Pictures stay out of the copy; restate everything else in the material exactly.
--- start Stored data ---
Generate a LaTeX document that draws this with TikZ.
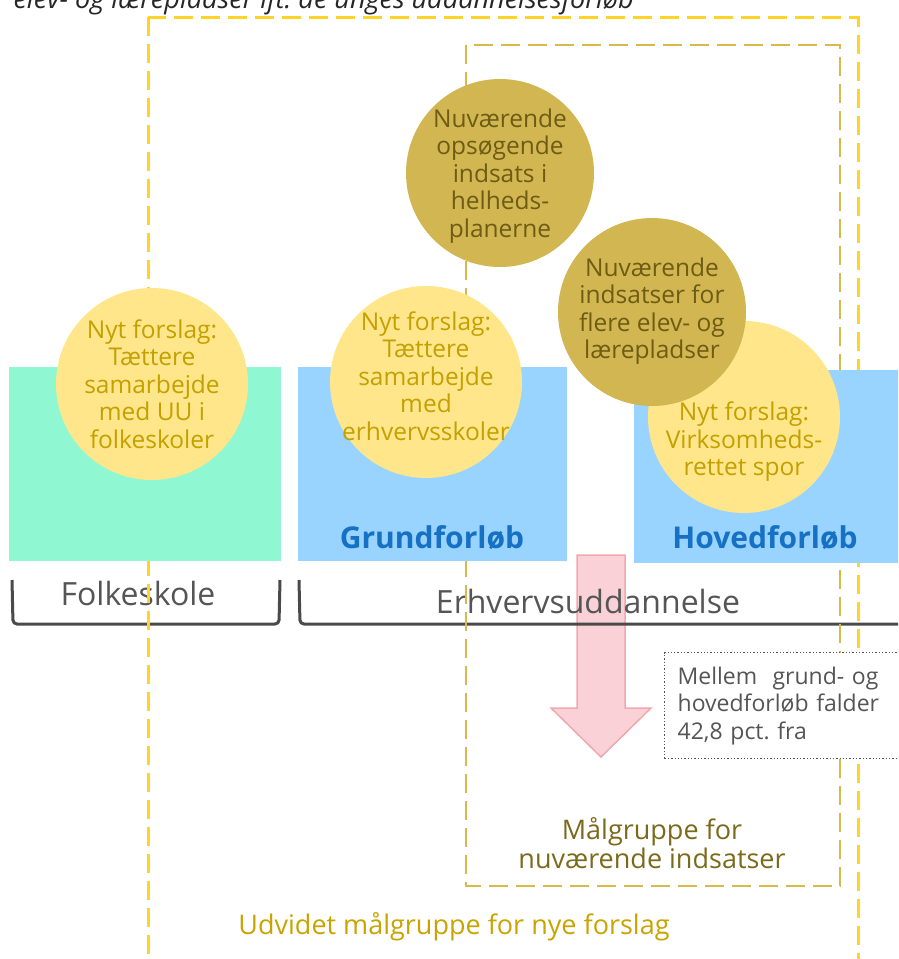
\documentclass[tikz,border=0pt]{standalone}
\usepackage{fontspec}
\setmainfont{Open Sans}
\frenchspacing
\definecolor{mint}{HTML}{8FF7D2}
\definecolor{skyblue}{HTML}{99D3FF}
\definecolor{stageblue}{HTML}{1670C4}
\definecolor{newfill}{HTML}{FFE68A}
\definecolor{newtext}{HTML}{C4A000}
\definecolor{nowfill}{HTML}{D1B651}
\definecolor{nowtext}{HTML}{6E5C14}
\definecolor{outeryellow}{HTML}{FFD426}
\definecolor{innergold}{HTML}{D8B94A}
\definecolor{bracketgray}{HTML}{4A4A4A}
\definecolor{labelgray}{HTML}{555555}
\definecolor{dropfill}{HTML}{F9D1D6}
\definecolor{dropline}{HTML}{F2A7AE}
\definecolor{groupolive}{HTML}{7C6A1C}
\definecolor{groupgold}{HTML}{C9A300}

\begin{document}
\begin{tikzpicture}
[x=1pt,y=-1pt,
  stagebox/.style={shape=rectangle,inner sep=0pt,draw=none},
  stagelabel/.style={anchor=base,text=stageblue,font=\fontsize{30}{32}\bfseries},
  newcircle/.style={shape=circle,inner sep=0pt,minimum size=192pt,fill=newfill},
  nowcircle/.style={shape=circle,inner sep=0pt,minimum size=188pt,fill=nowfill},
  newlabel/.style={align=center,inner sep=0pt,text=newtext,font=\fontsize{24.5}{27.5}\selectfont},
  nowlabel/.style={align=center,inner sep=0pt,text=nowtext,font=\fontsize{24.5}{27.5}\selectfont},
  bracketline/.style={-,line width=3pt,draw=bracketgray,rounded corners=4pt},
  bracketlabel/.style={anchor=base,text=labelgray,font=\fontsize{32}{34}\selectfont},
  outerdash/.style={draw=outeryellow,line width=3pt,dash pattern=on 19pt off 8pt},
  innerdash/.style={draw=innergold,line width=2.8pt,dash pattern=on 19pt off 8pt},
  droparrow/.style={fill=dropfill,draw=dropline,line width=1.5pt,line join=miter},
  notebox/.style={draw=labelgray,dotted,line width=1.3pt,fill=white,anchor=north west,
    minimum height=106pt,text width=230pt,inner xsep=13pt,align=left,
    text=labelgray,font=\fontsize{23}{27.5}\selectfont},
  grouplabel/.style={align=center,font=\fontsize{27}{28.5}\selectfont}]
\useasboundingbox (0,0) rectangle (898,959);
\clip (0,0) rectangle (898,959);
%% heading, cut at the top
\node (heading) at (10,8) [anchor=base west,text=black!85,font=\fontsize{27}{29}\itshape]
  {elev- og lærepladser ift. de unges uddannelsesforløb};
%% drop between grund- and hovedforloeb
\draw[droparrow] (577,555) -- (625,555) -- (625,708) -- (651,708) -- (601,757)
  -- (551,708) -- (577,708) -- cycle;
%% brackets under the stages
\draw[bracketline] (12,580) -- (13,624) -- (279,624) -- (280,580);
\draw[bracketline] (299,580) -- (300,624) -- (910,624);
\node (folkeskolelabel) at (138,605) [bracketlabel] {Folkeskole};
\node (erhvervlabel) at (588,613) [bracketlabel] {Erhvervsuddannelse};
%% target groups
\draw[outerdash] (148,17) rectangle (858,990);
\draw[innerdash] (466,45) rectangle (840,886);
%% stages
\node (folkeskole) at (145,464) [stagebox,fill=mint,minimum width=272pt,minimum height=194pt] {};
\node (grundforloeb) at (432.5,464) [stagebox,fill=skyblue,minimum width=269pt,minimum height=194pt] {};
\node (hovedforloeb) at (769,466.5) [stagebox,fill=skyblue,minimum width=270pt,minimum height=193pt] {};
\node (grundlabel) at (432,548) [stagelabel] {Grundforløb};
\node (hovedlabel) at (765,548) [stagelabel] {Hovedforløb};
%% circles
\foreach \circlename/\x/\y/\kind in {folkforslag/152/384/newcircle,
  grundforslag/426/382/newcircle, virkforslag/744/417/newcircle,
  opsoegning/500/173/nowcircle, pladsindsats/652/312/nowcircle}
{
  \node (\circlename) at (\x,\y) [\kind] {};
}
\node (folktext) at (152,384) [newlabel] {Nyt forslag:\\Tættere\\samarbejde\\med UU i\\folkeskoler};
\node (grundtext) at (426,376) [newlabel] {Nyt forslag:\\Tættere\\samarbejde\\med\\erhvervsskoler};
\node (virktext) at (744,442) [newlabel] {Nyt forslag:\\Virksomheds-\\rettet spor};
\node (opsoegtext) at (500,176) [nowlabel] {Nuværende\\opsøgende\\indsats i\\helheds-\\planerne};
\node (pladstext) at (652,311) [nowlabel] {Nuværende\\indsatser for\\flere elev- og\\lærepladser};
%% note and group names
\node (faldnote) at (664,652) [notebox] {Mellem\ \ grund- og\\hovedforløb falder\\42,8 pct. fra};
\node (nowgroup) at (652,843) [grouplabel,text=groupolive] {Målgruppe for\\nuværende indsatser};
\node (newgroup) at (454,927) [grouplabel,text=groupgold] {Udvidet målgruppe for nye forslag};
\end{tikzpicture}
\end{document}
--- end Stored data ---
- Solution for this task:
Generate a LaTeX document that draws this with TikZ.
\documentclass[tikz,border=0pt]{standalone}
\usepackage{fontspec}
\setmainfont{Open Sans}
\frenchspacing
\definecolor{mint}{HTML}{8FF7D2}
\definecolor{skyblue}{HTML}{99D3FF}
\definecolor{stageblue}{HTML}{1670C4}
\definecolor{newfill}{HTML}{FFE68A}
\definecolor{newtext}{HTML}{C4A000}
\definecolor{nowfill}{HTML}{D1B651}
\definecolor{nowtext}{HTML}{6E5C14}
\definecolor{outeryellow}{HTML}{FFD426}
\definecolor{innergold}{HTML}{D8B94A}
\definecolor{bracketgray}{HTML}{4A4A4A}
\definecolor{labelgray}{HTML}{555555}
\definecolor{dropfill}{HTML}{F9D1D6}
\definecolor{dropline}{HTML}{F2A7AE}
\definecolor{groupolive}{HTML}{7C6A1C}
\definecolor{groupgold}{HTML}{C9A300}

\begin{document}
\begin{tikzpicture}
[x=1pt,y=-1pt,
  stagebox/.style={shape=rectangle,inner sep=0pt,draw=none},
  stagelabel/.style={anchor=base,text=stageblue,font=\fontsize{30}{32}\bfseries},
  newcircle/.style={shape=circle,inner sep=0pt,minimum size=192pt,fill=newfill},
  nowcircle/.style={shape=circle,inner sep=0pt,minimum size=188pt,fill=nowfill},
  newlabel/.style={align=center,inner sep=0pt,text=newtext,font=\fontsize{24.5}{27.5}\selectfont},
  nowlabel/.style={align=center,inner sep=0pt,text=nowtext,font=\fontsize{24.5}{27.5}\selectfont},
  bracketline/.style={-,line width=3pt,draw=bracketgray,rounded corners=4pt},
  bracketlabel/.style={anchor=base,text=labelgray,font=\fontsize{32}{34}\selectfont},
  outerdash/.style={draw=outeryellow,line width=3pt,dash pattern=on 19pt off 8pt},
  innerdash/.style={draw=innergold,line width=2.8pt,dash pattern=on 19pt off 8pt},
  droparrow/.style={fill=dropfill,draw=dropline,line width=1.5pt,line join=miter},
  notebox/.style={draw=labelgray,dotted,line width=1.3pt,fill=white,anchor=north west,
    minimum height=106pt,text width=230pt,inner xsep=13pt,align=left,
    text=labelgray,font=\fontsize{23}{27.5}\selectfont},
  grouplabel/.style={align=center,font=\fontsize{27}{28.5}\selectfont}]
\useasboundingbox (0,0) rectangle (898,959);
\clip (0,0) rectangle (898,959);
%% heading, cut at the top
\node (heading) at (10,8) [anchor=base west,text=black!85,font=\fontsize{27}{29}\itshape]
  {elev- og lærepladser ift. de unges uddannelsesforløb};
%% drop between grund- and hovedforloeb
\draw[droparrow] (577,555) -- (625,555) -- (625,708) -- (651,708) -- (601,757)
  -- (551,708) -- (577,708) -- cycle;
%% brackets under the stages
\draw[bracketline] (12,580) -- (13,624) -- (279,624) -- (280,580);
\draw[bracketline] (299,580) -- (300,624) -- (910,624);
\node (folkeskolelabel) at (138,605) [bracketlabel] {Folkeskole};
\node (erhvervlabel) at (588,613) [bracketlabel] {Erhvervsuddannelse};
%% target groups
\draw[outerdash] (148,17) rectangle (858,990);
\draw[innerdash] (466,45) rectangle (840,886);
%% stages
\node (folkeskole) at (145,464) [stagebox,fill=mint,minimum width=272pt,minimum height=194pt] {};
\node (grundforloeb) at (432.5,464) [stagebox,fill=skyblue,minimum width=269pt,minimum height=194pt] {};
\node (hovedforloeb) at (769,466.5) [stagebox,fill=skyblue,minimum width=270pt,minimum height=193pt] {};
\node (grundlabel) at (432,548) [stagelabel] {Grundforløb};
\node (hovedlabel) at (765,548) [stagelabel] {Hovedforløb};
%% circles
\foreach \circlename/\x/\y/\kind in {folkforslag/152/384/newcircle,
  grundforslag/426/382/newcircle, virkforslag/744/417/newcircle,
  opsoegning/500/173/nowcircle, pladsindsats/652/312/nowcircle}
{
  \node (\circlename) at (\x,\y) [\kind] {};
}
\node (folktext) at (152,384) [newlabel] {Nyt forslag:\\Tættere\\samarbejde\\med UU i\\folkeskoler};
\node (grundtext) at (426,376) [newlabel] {Nyt forslag:\\Tættere\\samarbejde\\med\\erhvervsskoler};
\node (virktext) at (744,442) [newlabel] {Nyt forslag:\\Virksomheds-\\rettet spor};
\node (opsoegtext) at (500,176) [nowlabel] {Nuværende\\opsøgende\\indsats i\\helheds-\\planerne};
\node (pladstext) at (652,311) [nowlabel] {Nuværende\\indsatser for\\flere elev- og\\lærepladser};
%% note and group names
\node (faldnote) at (664,652) [notebox] {Mellem\ \ grund- og\\hovedforløb falder\\42,8 pct. fra};
\node (nowgroup) at (652,843) [grouplabel,text=groupolive] {Målgruppe for\\nuværende indsatser};
\node (newgroup) at (454,927) [grouplabel,text=groupgold] {Udvidet målgruppe for nye forslag};
\end{tikzpicture}
\end{document}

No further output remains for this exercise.